Jerrad Ojibway and Ed Jaakola bag about 80 pounds of wild rice.
Jerrad Ojibway and Ed Jaakola bag about 80 pounds of wild rice they harvested in September 2017 from Deadfish Lake on the Fond du Lac reservation.
Dan Kraker | MPR News 2017

Ann Geisen, a Minnesota Department of Natural Resources wildlife lake specialist in Aitkin county, said reports from around the state indicate strong potential for a good wild rice harvest this year.

"Rice beds are looking good through much of the range, but in the shallower areas where the water is drying up, I've seen some plants that are turning brown or yellow because there's not enough standing water for them," Geisen said.

The areas with stressed plants are relatively small, said Geisen, and could expand if water levels continue to fall over the summer. Wild rice is generally mature and ready for harvest by late August.

While dry conditions are good for the rice plants, harvesters might face challenges gathering the crop — a process that involves gently shaking the grain into a canoe.

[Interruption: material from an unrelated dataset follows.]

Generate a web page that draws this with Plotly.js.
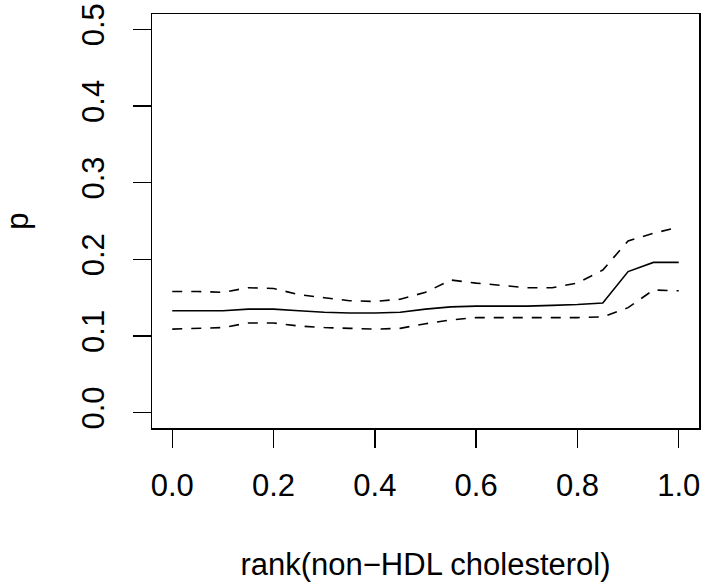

"If we don't get more water, and lake and river levels don't rise, access will likely be an issue come harvesting season," Geisen.

She recounted a recent conversation with a wild rice harvester about access to a lake where low water has left a long mud flat between the shore and open water.

"Does he want to try and walk through mud that might be knee deep to try and drag the canoe out to water where you can float it? Even if you can drag the empty canoe out to water, then the challenge is if you get it full of rice, you've got to drag it back," she said.

The harvester decided that if conditions don’t improve, he’ll look elsewhere for rice.

And conditions could change significantly between now and when rice is ripe in late August, said Geisen. Water levels could fall further or rise, and wind storms or hail could damage rice plants. She's urging harvesters to scout wild rice lakes often over the next few weeks.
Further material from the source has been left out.